Constraint prefix counter

When you build constraint QUBOs with get_constraint_qubo or high-level APIs like sparse_qubo.create_constraint_dwave() and sparse_qubo.create_constraint_amplify(), the library adds auxiliary variables (e.g. L0, R0, and variables introduced by the switching network built from Switch elements). See Getting Started for the Switch/switching-network overview. To avoid name collisions when merging multiple constraint QUBOs into one BQM, each constraint’s auxiliary variables are given a unique prefix (e.g. C0_L0, C1_L0).

How the counter behaves

  • When it increments: Each time you create a constraint (with the default var_prefix=None), the internal counter is used as the prefix (C0, C1, C2, …) and then incremented.
  • When it resets: The counter is not reset automatically.
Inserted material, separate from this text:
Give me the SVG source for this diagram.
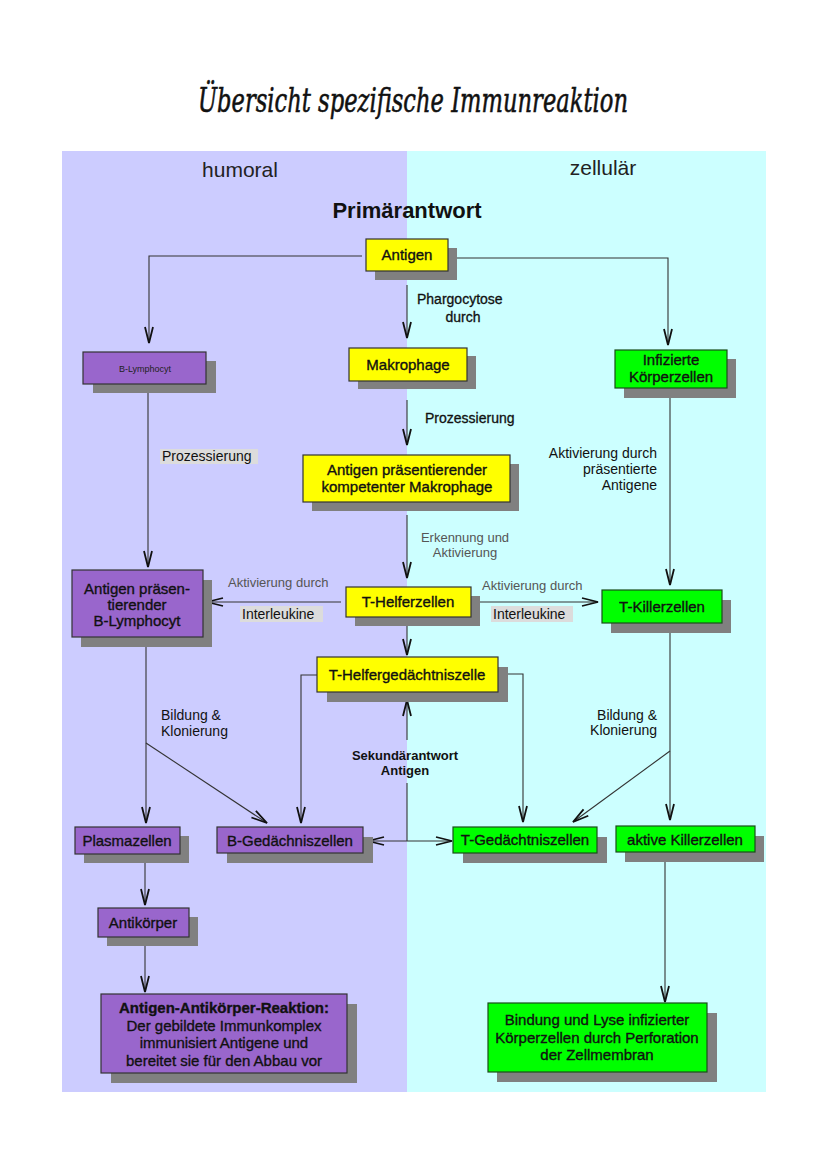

It is reset only in these cases:
  • Process start: Restarting Python (e.g. re-running a script or restarting a Jupyter kernel) reloads the module, so the counter starts at 0 again.
  • Explicit reset: You call reset_constraint_prefix_counter() from sparse_qubo.core.constraint.

Practical impact

  • Same process, multiple constraints: If you create several constraints and add their QUBOs/BQMs together, each gets a different prefix (C0, C1, …), so variable names do not collide.
  • Re-running a script or notebook (same kernel): The counter keeps increasing. For example, the second run might use C3, C4, C5 instead of C0, C1, C2. Names stay unique; only the numeric part changes.
  • Starting a new model in the same process: If you want the “first” constraint of a new model to use C0 again, call reset_constraint_prefix_counter() before building the new model. This is optional and mainly useful for reproducible variable names or tests.